Selecting images from the recent trip and stitching together panoramas is an ongoing effort, and will be for a while yet. The panoramas range from the “artistic: that looks great” to the “useful for references: that looks kinda odd.” Many of them have missing sections, but so long as the panorama captured the aircraft I was after, having a corner missing is ok.
The combination of a telephoto lens with a 24 megapixel sensor has led to some *monstrous* panoramas. For example:
This “partial” panorama of the X-15 is 40,700 pixels wide. At 300 dpi (pretty much the standard for photo printing), that’s 135 inches wide. That’s 11.3 *feet* (or 3.45 meters) wide.
Another partial, this time of the XB-70. At 300 dpi, this one would be 14.75 feet long. If you look just behind the cockpit side window you can just make out some markings.

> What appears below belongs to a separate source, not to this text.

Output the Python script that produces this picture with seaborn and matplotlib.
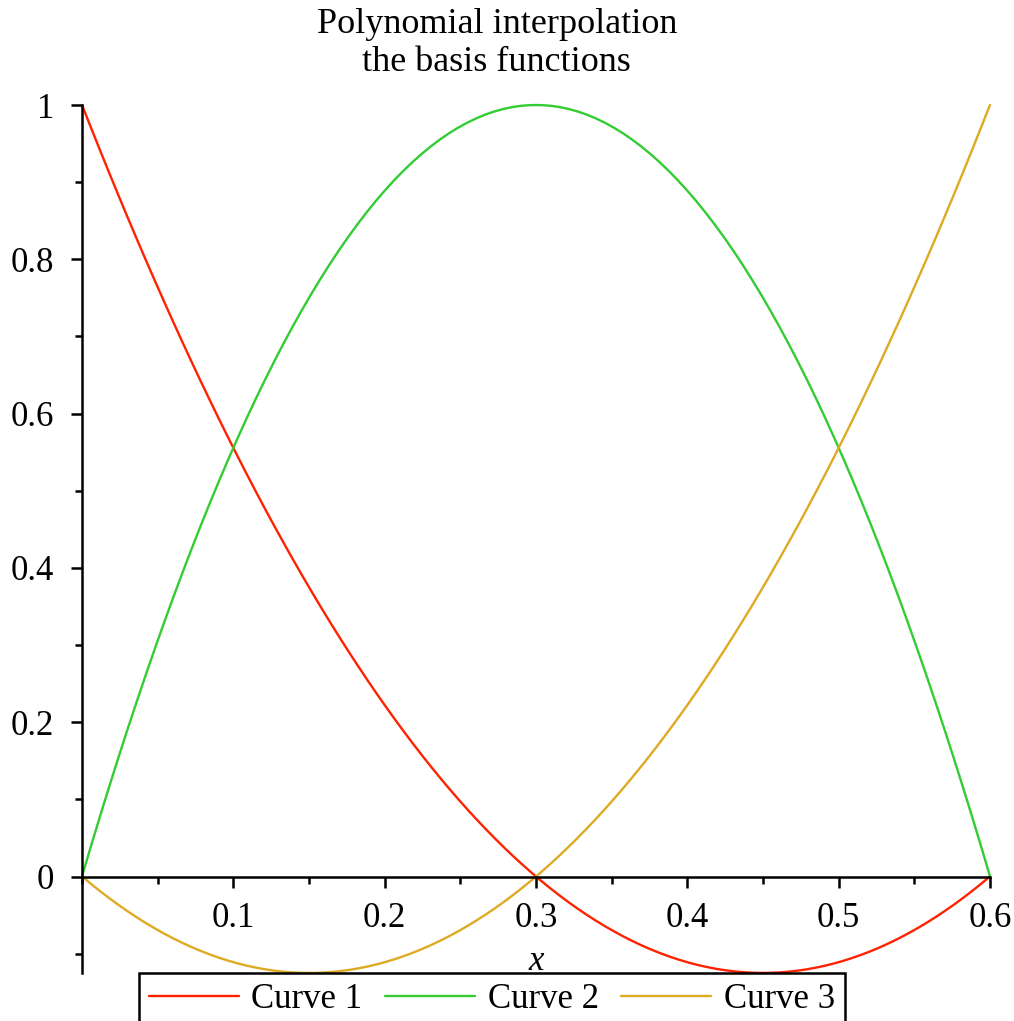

Well… this is a crop of the full-rez panorama showing just those markings:
Balcony panorama at the SAC Museum in Nebraska:
Balcony overview panorama of the Cold War gallery at the USAF Museum:
XB-70, X-15, lifting bodies, Gemini B:
Balcony overview panorama of Building 4 at the USAF museum:
The “Valkyrie cafe” at the USAF museum has a large mural painting of the XB-70. It’s several dozen feet wide and impossible to photograph straight-on (not only is there stuff in the way, it’s too huge for the space available). But there is one spot where you can get the whole thing. So, a number of photos were stitched together then “warped” to get it back into rectangular format. And the end result is pretty spiffy, and at 300 dpi it’d print out at 53 inches long. Needs some color correction.
These images have of course been scaled waaaaaay down to fit on the blog. Those who signed up for the DVD will of course get the full rez versions (though some compromises may be needed… that ginormous XB-70 panorama is over 800 megabytes).